Colonoscopy Prep: Don’t Believe The Hype
“The whole thing?” I asked incredulously, pointing at the gallon container I was just told that I needed to drink.
“Unfortunately, yes,” replied the nurse who was scheduling my first colonoscopy.
I had just turned 50 and was reviewing the detailed preparations for my pending procedure. As I’ve gotten older, I’ve tried to become more proactive with my health, no doubt due to the positive influence of my wife. I schedule annual physicals complete with blood work and prostate cancer screenings and if something is bothering me, I’m now inclined to schedule a doctor’s appointment instead of just saying, “Eh, it’ll go away.”
So, when I discussed colorectal cancer screening with my primary care physician a few months earlier, I decided it was best to schedule a colonoscopy. The referral for a gastroenterologist proceeded to sit on my desk for about three months. Maybe it had something to do with having to reconcile the fact that I turned 50. Or perhaps it had more to do with the preparation.
I knew that a colonoscopy remained the best option for colorectal cancer screening given its thoroughness and the opportunity to remove any polyps that may have developed. I also knew that provided I would get the all-clear from my physician following the procedure, I wouldn’t need to think about another colonoscopy for a decade. But with the good comes the potentially uncomfortable.
I was dreading the prep.
I knew the procedure itself had become routine and lasts approximately 20 to 30 minutes, but if you are anywhere near the recommended screening age (which is now 45 by the way) you have heard the anecdotes about how you need to prepare. I was worried about not eating all day, drinking whatever that concoction was in the one-gallon container and – let’s be frank – never being fewer than 30 feet from a bathroom. It’s necessary, though, if you want to get it done right the first time.
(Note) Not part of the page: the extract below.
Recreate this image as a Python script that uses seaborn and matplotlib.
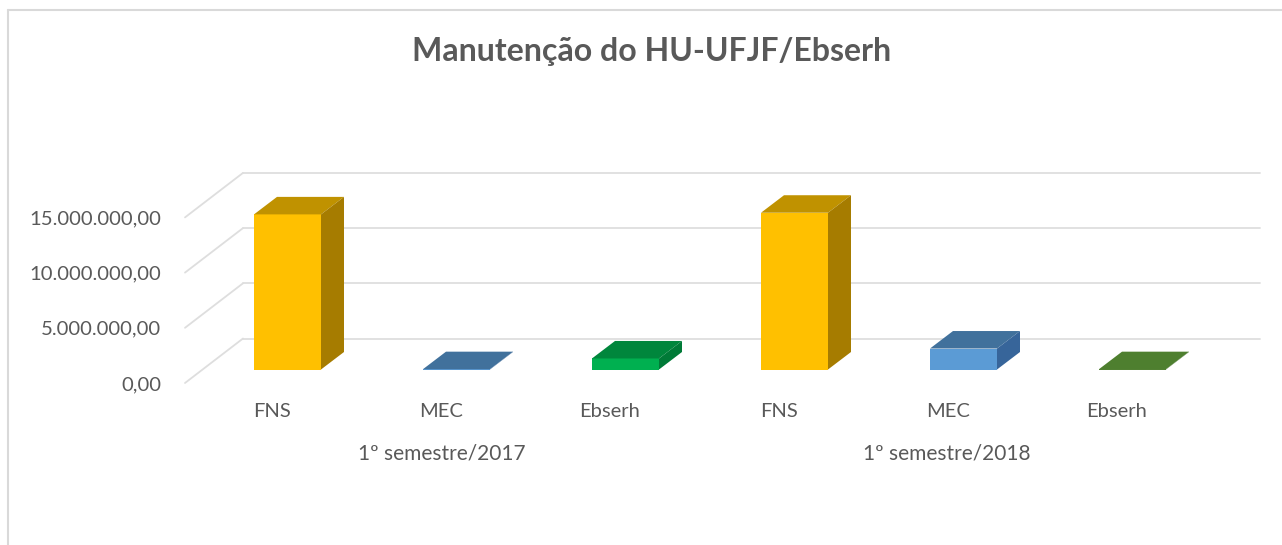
import matplotlib
matplotlib.use('Agg')
import pandas as pd
import matplotlib.pyplot as plt
import seaborn as sns
from matplotlib.lines import Line2D

sns.set_theme(style='white')
plt.rcParams['font.family'] = ['Lato', 'DejaVu Sans']

# dados
barras = ['FNS 2017', 'MEC 2017', 'Ebserh 2017', 'FNS 2018', 'MEC 2018', 'Ebserh 2018']
fontes = ['FNS', 'MEC', 'Ebserh', 'FNS', 'MEC', 'Ebserh']
valores = [14050000, 30000, 1000000, 14200000, 1900000, 30000]
semestres = ['1º semestre/2017', '1º semestre/2018']
marcas_y = [0, 5000000, 10000000, 15000000]
rotulos_y = ['0,00', '5.000.000,00', '10.000.000,00', '15.000.000,00']

cor_frente = ['#FFC000', '#5B9BD5', '#00B050', '#FFC000', '#5B9BD5', '#548235']
cor_topo = ['#C09200', '#41719C', '#00863C', '#C09200', '#41719C', '#4E7F2F']
cor_lado = ['#A67C00', '#37659A', '#007A37', '#A67C00', '#37659A', '#3F6B26']

L, A = 1282, 545
fig = plt.figure(figsize=(L / 100, A / 100), dpi=100)
ax = fig.add_axes([185 / L, 1 - 383 / A, (1260 - 185) / L, (383 - 150) / A])

# conversao de pixels para unidades de dados
px_x = 1 / 169
px_y = 5000000 / 55.2
base = 13.5 * px_y

df = pd.DataFrame({'barra': barras, 'valor': valores})
sns.barplot(data=df, x='barra', y='valor', hue='barra', palette=cor_frente, legend=False,
            dodge=False, width=67 / 169, bottom=base, linewidth=0, saturation=1, ax=ax, zorder=4)

# o barplot mexe nos limites, entao fixa depois dele
x0 = (185 - 287.5) / 169
x1 = (1260 - 287.5) / 169
ax.set_xlim(x0, x1)
ax.set_ylim(0, 233 / 55.2 * 5000000)

# grade: parede do fundo e diagonal do piso
cor_grade = '#DEDEDE'
fundo_x = 58 * px_x
fundo_y = 44.5 * px_y
for v in marcas_y:
    ax.plot([x0, x0 + fundo_x], [v, v + fundo_y], color=cor_grade, lw=1.3, zorder=1, clip_on=False)
    ax.plot([x0 + fundo_x, x1], [v + fundo_y, v + fundo_y], color=cor_grade, lw=1.3, zorder=1, clip_on=False)

# faces de topo e lado de cada barra
prof_x = 23 * px_x
prof_y = 17.5 * px_y
for i, p in enumerate(ax.patches):
    xa = p.get_x()
    xb = xa + p.get_width()
    yb = p.get_y()
    yt = yb + p.get_height()
    ax.fill([xa, xb, xb + prof_x, xa + prof_x], [yt, yt, yt + prof_y, yt + prof_y],
            color=cor_topo[i], lw=0, zorder=5)
    ax.fill([xb, xb + prof_x, xb + prof_x, xb], [yb, yb + prof_y, yt + prof_y, yt],
            color=cor_lado[i], lw=0, zorder=5)

ax.set_xlim(x0, x1)
ax.set_ylim(0, 233 / 55.2 * 5000000)

sns.despine(ax=ax, left=True, bottom=True)
ax.set_xlabel('')
ax.set_ylabel('')
ax.set_yticks(marcas_y)
ax.set_yticklabels(rotulos_y, fontsize=14.6, color='#595959')
ax.tick_params(axis='y', length=0, pad=17)

ax.set_xticks([i - 15.5 / 169 for i in range(len(fontes))])
ax.set_xticklabels(fontes, fontsize=14.5, color='#595959')
ax.tick_params(axis='x', length=0, pad=14.5)

for i, s in enumerate(semestres):
    ax.text((442 + 505 * i - 287.5) / 169, -70 * px_y, s, ha='center', va='center',
            fontsize=15, color='#595959')

fig.text(652 / L, 1 - 52 / A, 'Manutenção do HU-UFJF/Ebserh', ha='center', va='center',
         fontsize=23, fontweight='bold', color='#595959')

# moldura do grafico
fig.add_artist(Line2D([8 / L, 8 / L], [0, 1 - 10 / A], color='#D9D9D9', lw=1.5))
fig.add_artist(Line2D([8 / L, 1], [1 - 10 / A, 1 - 10 / A], color='#D9D9D9', lw=1.5))

plt.savefig('out.png', dpi=100)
On the morning before my procedure, I considered the only solid food options for the day, which closely resembled the continental breakfast menu at an airport hotel. I opted for a plain bagel with cream cheese – lots of cream cheese – as it was the most substantial option available.
From there I diligently hydrated, drinking water, black coffee, sports drinks, soda and lemonade so as to maintain sugars and salts in my system. I believe I drank more chicken broth in one day than I consumed in my entire life to that point. In fact, I drank so much chicken broth that I could have been classified as a soup.
Maybe it was all the liquids and the copious amounts of broth, but I was surprised that I never felt terribly hungry. The next big hurdle came at 5 p.m., when I started drinking the mixture that would clean the pipes.
I was instructed to drink 8 ounces every 15 minutes for two hours and repeat the process at 1 a.m. to be ready for my 8 a.m. colonoscopy appointment. Staring at the gallon jug sitting on my kitchen counter, I can honestly say I was a bit anxious about this. How was I going to choke down 128 ounces of this stuff?
I braced myself and took the first sip.
Oh. That’s not terrible. It’s not great, but not terrible. I’d describe it as a gallon of watered-down, flat Alka-Seltzer. Of course, what followed was the desired effect, so don’t make any plans and feel free to insert any Old Faithful jokes here.
I woke up at 1 a.m. to finish the prep. Again, not the greatest way to spend the night, but it did give me a chance to catch up on a Philadelphia 76ers game.
As for the procedure itself, it was scheduled first thing in the morning. I answered a few questions, a nurse took my blood pressure, and I assumed the position on the gurney before being wheeled into the procedure room. Once the anesthesiologist administered the sedative, I recall telling her that I started to feel a little woozy. Next thing you know, I woke up in the recovery area and the only thing I felt was hungry. It was like I took a nap.
Was the preparation enjoyable and a fun way to spend my day? No.
Was it as horrible as I envisioned it might be? Certainly not.